Reproduce the listing below exactly, beginning with its first line and ending with the line that holds "2055,2060,2065,2070,2075,2080,2085,2090,2095,2100]"; pictures are not part of the copy.

___ Dataset section

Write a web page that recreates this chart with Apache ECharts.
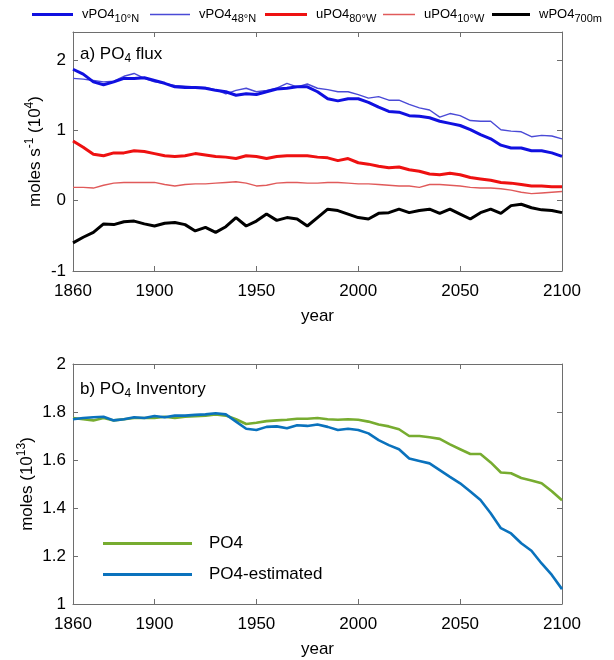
<!DOCTYPE html>
<html>
<head>
<meta charset="utf-8">
<script src="https://cdn.jsdelivr.net/npm/echarts@6/dist/echarts.min.js"></script>
<style>
  html, body { margin: 0; padding: 0; background: #fff; }
  #chart { width: 614px; height: 660px; }
</style>
</head>
<body>
<div id="chart"></div>
<script>
// years, sampled every 5 years
const years = [1860,1865,1870,1875,1880,1885,1890,1895,1900,
  1905,1910,1915,1920,1925,1930,1935,1940,1945,1950,
  1955,1960,1965,1970,1975,1980,1985,1990,1995,2000,
  2005,2010,2015,2020,2025,2030,2035,2040,2045,2050,
  2055,2060,2065,2070,2075,2080,2085,2090,2095,2100]

// a) PO4 flux, moles s-1 (10^4)
const vPO4_10N = [1.87,1.80,1.69,1.65,1.69,1.74,1.74,1.75,1.71,
  1.67,1.62,1.61,1.61,1.60,1.57,1.55,1.50,1.52,1.51,
  1.55,1.59,1.60,1.62,1.62,1.55,1.45,1.42,1.45,1.45,
  1.40,1.33,1.27,1.26,1.21,1.20,1.18,1.13,1.10,1.07,
  1.01,0.94,0.88,0.79,0.75,0.75,0.71,0.71,0.68,0.63]
const vPO4_48N = [1.74,1.73,1.71,1.69,1.70,1.77,1.81,1.74,1.69,
  1.67,1.64,1.63,1.62,1.61,1.58,1.52,1.57,1.60,1.55,
  1.57,1.60,1.67,1.62,1.66,1.60,1.58,1.55,1.55,1.51,
  1.46,1.48,1.43,1.43,1.37,1.32,1.29,1.19,1.24,1.21,
  1.14,1.13,1.13,1.01,0.99,0.98,0.91,0.93,0.92,0.88]
const uPO4_80W = [0.85,0.76,0.66,0.64,0.68,0.68,0.71,0.70,0.67,
  0.64,0.63,0.64,0.67,0.65,0.63,0.62,0.60,0.64,0.63,
  0.60,0.63,0.64,0.64,0.64,0.62,0.61,0.57,0.60,0.54,
  0.52,0.49,0.47,0.48,0.44,0.42,0.38,0.37,0.39,0.37,
  0.33,0.31,0.29,0.26,0.25,0.23,0.21,0.21,0.20,0.20]
const uPO4_10W = [0.19,0.19,0.18,0.22,0.25,0.26,0.26,0.26,0.26,
  0.23,0.21,0.23,0.24,0.24,0.25,0.26,0.27,0.25,0.21,
  0.22,0.25,0.26,0.26,0.25,0.25,0.26,0.26,0.25,0.24,
  0.24,0.23,0.22,0.21,0.21,0.19,0.23,0.23,0.22,0.21,
  0.19,0.18,0.18,0.17,0.15,0.12,0.10,0.11,0.12,0.13]
const wPO4_700m = [-0.60,-0.52,-0.45,-0.33,-0.34,-0.30,-0.29,-0.33,-0.36,
  -0.32,-0.31,-0.34,-0.43,-0.38,-0.45,-0.37,-0.24,-0.36,-0.29,
  -0.19,-0.28,-0.24,-0.26,-0.36,-0.24,-0.12,-0.14,-0.19,-0.24,
  -0.26,-0.18,-0.17,-0.12,-0.17,-0.14,-0.12,-0.18,-0.12,-0.19,
  -0.26,-0.17,-0.12,-0.18,-0.07,-0.05,-0.10,-0.13,-0.14,-0.17]

// b) PO4 inventory, moles (10^13)
const po4 = [1.775,1.770,1.765,1.775,1.765,1.770,1.775,1.775,1.775,
  1.780,1.775,1.780,1.782,1.785,1.790,1.785,1.770,1.750,1.755,
  1.762,1.765,1.768,1.772,1.772,1.775,1.770,1.768,1.770,1.768,
  1.760,1.748,1.740,1.728,1.700,1.700,1.695,1.688,1.665,1.645,
  1.625,1.625,1.590,1.548,1.545,1.525,1.515,1.503,1.470,1.432]
const po4Est = [1.770,1.775,1.778,1.780,1.765,1.770,1.778,1.775,1.783,
  1.778,1.785,1.785,1.788,1.790,1.795,1.790,1.760,1.730,1.725,
  1.738,1.740,1.732,1.745,1.742,1.748,1.738,1.725,1.730,1.725,
  1.711,1.683,1.662,1.645,1.606,1.596,1.586,1.558,1.530,1.503,
  1.469,1.433,1.378,1.316,1.294,1.253,1.222,1.169,1.121,1.062]

// tick labels
const yearLabels = [1860, 1900, 1950, 2000, 2050, 2100]
const yearTicks = [1900, 1950, 2000, 2050]
const fluxTicks = [-1, 0, 1, 2]
const invTicks = [1, 1.2, 1.4, 1.6, 1.8, 2]

const font = 'Liberation Sans, Arial, sans-serif'
const axisColor = '#6e6e6e'
const pairs = arr => years.map((y, i) => [y, arr[i]])

// legend labels with subscripts
const legendText = {
  'vPO4 10N': '{n|vPO4}{s|10°N}',
  'vPO4 48N': '{n|vPO4}{s|48°N}',
  'uPO4 80W': '{n|uPO4}{s|80°W}',
  'uPO4 10W': '{n|uPO4}{s|10°W}',
  'wPO4 700m': '{n|wPO4}{s|700m}',
}
const legendRich = {
  n: { fontSize: 13, fontFamily: font, color: '#000', padding: [0, 0, 0, 4] },
  s: { fontSize: 11, fontFamily: font, color: '#000', padding: [9, 0, 0, 0] },
}

function topLegend(name, left, w, h) {
  return {
    data: [name], left: left, top: 8, padding: 0,
    icon: 'rect', itemWidth: w, itemHeight: h,
    formatter: n => legendText[n],
    textStyle: { rich: legendRich },
  }
}

// main x axis (bottom) and mirrored one on top
function xAxes(gi) {
  return [
    {
      type: 'value', gridIndex: gi, min: 1860, max: 2100, position: 'bottom',
      axisLine: { onZero: false, lineStyle: { color: axisColor } },
      axisTick: { inside: true, length: 5, customValues: yearTicks, lineStyle: { color: axisColor } },
      axisLabel: { customValues: yearLabels, formatter: v => String(v), color: '#000', fontSize: 17, fontFamily: font, margin: 12 },
      splitLine: { show: false },
      name: 'year', nameLocation: 'middle', nameGap: 37, nameMoveOverlap: false,
      nameTextStyle: { color: '#000', fontSize: 17, fontFamily: font },
    },
    {
      type: 'value', gridIndex: gi, min: 1860, max: 2100, position: 'top',
      axisLine: { onZero: false, lineStyle: { color: axisColor } },
      axisTick: { inside: true, length: 5, customValues: yearTicks, lineStyle: { color: axisColor } },
      axisLabel: { show: false },
      splitLine: { show: false },
    },
  ]
}

function yAxes(gi, min, max, ticks, name, nameGap, rich) {
  return [
    {
      type: 'value', gridIndex: gi, min: min, max: max, position: 'left',
      axisLine: { show: true, onZero: false, lineStyle: { color: axisColor } },
      axisTick: { show: true, inside: true, length: 5, customValues: ticks, lineStyle: { color: axisColor } },
      axisLabel: { customValues: ticks, formatter: v => String(v), color: '#000', fontSize: 17, fontFamily: font, margin: 7 },
      splitLine: { show: false },
      name: name, nameLocation: 'middle', nameRotate: 90, nameGap: nameGap, nameMoveOverlap: false,
      nameTextStyle: { rich: rich },
    },
    {
      type: 'value', gridIndex: gi, min: min, max: max, position: 'right',
      axisLine: { show: true, onZero: false, lineStyle: { color: axisColor } },
      axisTick: { show: true, inside: true, length: 5, customValues: ticks, lineStyle: { color: axisColor } },
      axisLabel: { show: false },
      splitLine: { show: false },
    },
  ]
}

const nameRich = {
  n: { fontSize: 17, fontFamily: font, color: '#000' },
  p: { fontSize: 12, fontFamily: font, color: '#000', padding: [0, 0, 10, 0] },
}
const titleRich = {
  n: { fontSize: 17, fontFamily: font, fontWeight: 'normal', color: '#000' },
  s: { fontSize: 12, fontFamily: font, fontWeight: 'normal', color: '#000', padding: [10, 0, 0, 0] },
}

function line(name, data, color, width, xi, yi) {
  return {
    type: 'line', name: name, data: pairs(data), xAxisIndex: xi, yAxisIndex: yi,
    showSymbol: false, symbol: 'none', animation: false,
    lineStyle: { color: color, width: width }, itemStyle: { color: color },
  }
}

const myChart = echarts.init(document.getElementById('chart'))
myChart.setOption({
  animation: false,
  title: [
    { text: '{n|a) PO}{s|4}{n| flux}', left: 80, top: 43, padding: 0, textStyle: { fontWeight: 'normal', rich: titleRich } },
    { text: '{n|b) PO}{s|4}{n| Inventory}', left: 80, top: 378, padding: 0, textStyle: { fontWeight: 'normal', rich: titleRich } },
  ],
  legend: [
    topLegend('vPO4 10N', 32, 41, 3),
    topLegend('vPO4 48N', 150, 40, 1.5),
    topLegend('uPO4 80W', 265, 42, 3),
    topLegend('uPO4 10W', 383, 32, 1.5),
    topLegend('wPO4 700m', 492, 38, 3),
    {
      data: ['PO4', 'PO4-estimated'], orient: 'vertical', left: 103, top: 535, padding: 0,
      icon: 'rect', itemWidth: 89, itemHeight: 3, itemGap: 14,
      textStyle: { fontSize: 17, fontFamily: font, color: '#000', padding: [0, 0, 0, 12] },
    },
  ],
  grid: [
    { left: 73, top: 32, width: 489, height: 239 },
    { left: 73, top: 364, width: 489, height: 240 },
  ],
  xAxis: [...xAxes(0), ...xAxes(1)],
  yAxis: [
    ...yAxes(0, -1, 2.4, fluxTicks, '{n|moles s}{p|-1}{n| (10}{p|4}{n|)}', 27, nameRich),
    ...yAxes(1, 1, 2, invTicks, '{n|moles (10}{p|13}{n|)}', 35, nameRich),
  ],
  series: [
    line('uPO4 10W', uPO4_10W, '#e05a5a', 1.4, 0, 0),
    line('wPO4 700m', wPO4_700m, '#000000', 3, 0, 0),
    line('uPO4 80W', uPO4_80W, '#ee1111', 3, 0, 0),
    line('vPO4 48N', vPO4_48N, '#4a4ad6', 1.4, 0, 0),
    line('vPO4 10N', vPO4_10N, '#1010e0', 3, 0, 0),
    line('PO4', po4, '#77ac30', 2.6, 2, 2),
    line('PO4-estimated', po4Est, '#0a72bd', 2.6, 2, 2),
  ],
})
</script>
</body>
</html>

______

Solution:
Write a web page that recreates this chart with Apache ECharts.
<!DOCTYPE html>
<html>
<head>
<meta charset="utf-8">
<script src="https://cdn.jsdelivr.net/npm/echarts@6/dist/echarts.min.js"></script>
<style>
  html, body { margin: 0; padding: 0; background: #fff; }
  #chart { width: 614px; height: 660px; }
</style>
</head>
<body>
<div id="chart"></div>
<script>
// years, sampled every 5 years
const years = [1860,1865,1870,1875,1880,1885,1890,1895,1900,
  1905,1910,1915,1920,1925,1930,1935,1940,1945,1950,
  1955,1960,1965,1970,1975,1980,1985,1990,1995,2000,
  2005,2010,2015,2020,2025,2030,2035,2040,2045,2050,
  2055,2060,2065,2070,2075,2080,2085,2090,2095,2100]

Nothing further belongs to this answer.